* begin COLLECTED DATA *
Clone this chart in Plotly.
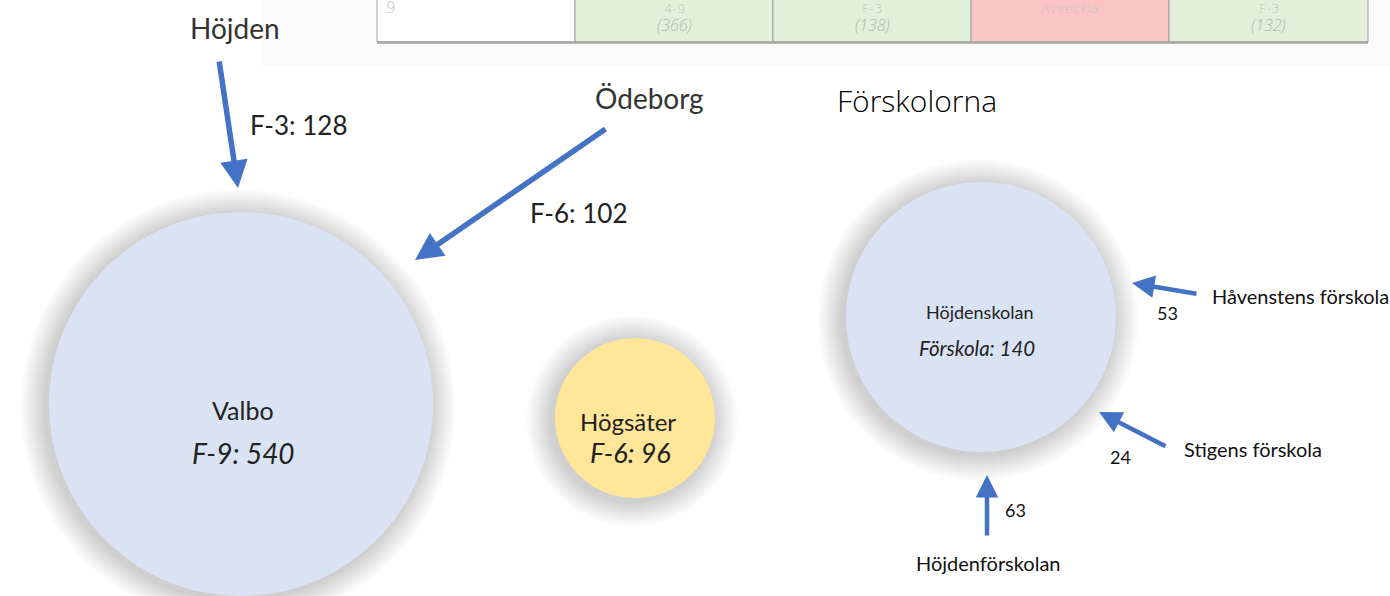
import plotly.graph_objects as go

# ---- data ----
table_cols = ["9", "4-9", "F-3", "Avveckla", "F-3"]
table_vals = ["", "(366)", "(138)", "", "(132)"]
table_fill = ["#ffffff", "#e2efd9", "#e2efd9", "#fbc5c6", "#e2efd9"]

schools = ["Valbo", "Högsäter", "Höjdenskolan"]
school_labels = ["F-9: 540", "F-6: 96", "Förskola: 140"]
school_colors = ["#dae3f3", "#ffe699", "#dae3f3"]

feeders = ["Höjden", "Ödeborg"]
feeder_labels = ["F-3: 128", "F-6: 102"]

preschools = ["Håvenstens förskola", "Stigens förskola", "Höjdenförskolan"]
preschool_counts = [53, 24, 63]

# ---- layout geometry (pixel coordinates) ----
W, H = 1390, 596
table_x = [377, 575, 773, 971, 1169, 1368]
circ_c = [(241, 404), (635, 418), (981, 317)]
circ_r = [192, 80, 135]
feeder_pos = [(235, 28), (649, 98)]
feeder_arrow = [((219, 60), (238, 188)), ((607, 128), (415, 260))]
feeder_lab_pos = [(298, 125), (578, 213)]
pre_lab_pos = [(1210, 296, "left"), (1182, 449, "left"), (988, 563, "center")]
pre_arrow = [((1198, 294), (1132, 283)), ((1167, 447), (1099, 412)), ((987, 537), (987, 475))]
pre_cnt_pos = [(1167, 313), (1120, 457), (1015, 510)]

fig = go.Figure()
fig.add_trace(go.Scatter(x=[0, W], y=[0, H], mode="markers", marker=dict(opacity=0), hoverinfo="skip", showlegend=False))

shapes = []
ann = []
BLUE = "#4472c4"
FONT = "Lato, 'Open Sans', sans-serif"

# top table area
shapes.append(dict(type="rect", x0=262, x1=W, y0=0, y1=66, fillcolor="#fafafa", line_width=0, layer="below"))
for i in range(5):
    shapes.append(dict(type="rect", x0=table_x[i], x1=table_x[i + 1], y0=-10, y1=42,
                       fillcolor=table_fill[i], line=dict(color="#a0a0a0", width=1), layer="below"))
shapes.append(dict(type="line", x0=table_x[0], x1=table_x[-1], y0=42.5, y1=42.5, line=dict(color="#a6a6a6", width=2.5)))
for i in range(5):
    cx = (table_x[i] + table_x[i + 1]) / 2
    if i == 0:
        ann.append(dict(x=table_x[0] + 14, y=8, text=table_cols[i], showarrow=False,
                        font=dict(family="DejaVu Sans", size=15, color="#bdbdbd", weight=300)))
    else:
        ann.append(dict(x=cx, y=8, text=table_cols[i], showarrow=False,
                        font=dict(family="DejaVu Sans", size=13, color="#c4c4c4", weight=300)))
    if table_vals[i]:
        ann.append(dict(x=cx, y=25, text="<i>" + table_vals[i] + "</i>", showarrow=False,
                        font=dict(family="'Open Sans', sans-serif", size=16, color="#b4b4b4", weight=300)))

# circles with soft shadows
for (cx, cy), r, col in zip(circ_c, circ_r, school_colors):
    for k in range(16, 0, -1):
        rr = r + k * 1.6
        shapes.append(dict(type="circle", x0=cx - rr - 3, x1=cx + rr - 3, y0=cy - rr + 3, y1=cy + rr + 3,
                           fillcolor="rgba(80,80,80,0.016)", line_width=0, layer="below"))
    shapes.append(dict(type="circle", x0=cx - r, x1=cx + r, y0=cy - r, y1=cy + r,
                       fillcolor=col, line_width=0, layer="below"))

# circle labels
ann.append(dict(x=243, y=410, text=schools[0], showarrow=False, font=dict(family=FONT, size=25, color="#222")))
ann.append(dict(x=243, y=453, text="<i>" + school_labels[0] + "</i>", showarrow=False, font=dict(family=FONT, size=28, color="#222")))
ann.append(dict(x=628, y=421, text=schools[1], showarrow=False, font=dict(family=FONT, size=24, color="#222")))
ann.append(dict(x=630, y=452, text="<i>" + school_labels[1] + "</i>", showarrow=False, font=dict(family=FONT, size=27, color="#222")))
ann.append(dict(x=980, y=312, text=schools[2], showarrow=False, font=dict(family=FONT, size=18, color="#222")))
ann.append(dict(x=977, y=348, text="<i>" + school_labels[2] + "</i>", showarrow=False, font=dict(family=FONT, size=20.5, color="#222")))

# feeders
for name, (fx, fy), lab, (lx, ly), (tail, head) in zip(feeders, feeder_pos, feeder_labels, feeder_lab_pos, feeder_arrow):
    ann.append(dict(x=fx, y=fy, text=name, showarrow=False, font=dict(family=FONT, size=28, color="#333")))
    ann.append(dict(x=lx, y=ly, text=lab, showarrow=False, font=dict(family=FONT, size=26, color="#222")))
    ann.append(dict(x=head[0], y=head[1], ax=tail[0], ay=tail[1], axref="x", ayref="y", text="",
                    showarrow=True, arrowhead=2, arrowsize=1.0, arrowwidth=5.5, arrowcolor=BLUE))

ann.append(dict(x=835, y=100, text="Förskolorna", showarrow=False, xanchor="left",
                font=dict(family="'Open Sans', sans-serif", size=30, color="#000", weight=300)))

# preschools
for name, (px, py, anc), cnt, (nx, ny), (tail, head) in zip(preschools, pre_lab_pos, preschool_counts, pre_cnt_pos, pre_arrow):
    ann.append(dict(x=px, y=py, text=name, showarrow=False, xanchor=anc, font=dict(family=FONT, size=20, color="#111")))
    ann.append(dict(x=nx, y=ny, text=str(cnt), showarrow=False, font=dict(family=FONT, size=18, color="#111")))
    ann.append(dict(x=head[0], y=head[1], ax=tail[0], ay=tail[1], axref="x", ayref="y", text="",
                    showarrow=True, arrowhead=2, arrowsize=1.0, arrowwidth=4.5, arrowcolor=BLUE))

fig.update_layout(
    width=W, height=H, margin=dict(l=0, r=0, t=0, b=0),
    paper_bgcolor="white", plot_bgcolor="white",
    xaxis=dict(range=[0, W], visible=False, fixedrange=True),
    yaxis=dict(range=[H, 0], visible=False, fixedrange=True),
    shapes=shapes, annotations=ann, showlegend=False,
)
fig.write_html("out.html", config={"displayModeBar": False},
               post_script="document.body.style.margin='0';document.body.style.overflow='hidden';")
* end COLLECTED DATA *
# EXERCISE TASK
Take the lines from the start of the material to the line with "preschool_counts = [53, 24, 63]", both included, and transcribe them exactly without the pictures.

# EXPECTED ANSWER
Clone this chart in Plotly.
import plotly.graph_objects as go

# ---- data ----
table_cols = ["9", "4-9", "F-3", "Avveckla", "F-3"]
table_vals = ["", "(366)", "(138)", "", "(132)"]
table_fill = ["#ffffff", "#e2efd9", "#e2efd9", "#fbc5c6", "#e2efd9"]

schools = ["Valbo", "Högsäter", "Höjdenskolan"]
school_labels = ["F-9: 540", "F-6: 96", "Förskola: 140"]
school_colors = ["#dae3f3", "#ffe699", "#dae3f3"]

feeders = ["Höjden", "Ödeborg"]
feeder_labels = ["F-3: 128", "F-6: 102"]

preschools = ["Håvenstens förskola", "Stigens förskola", "Höjdenförskolan"]
preschool_counts = [53, 24, 63]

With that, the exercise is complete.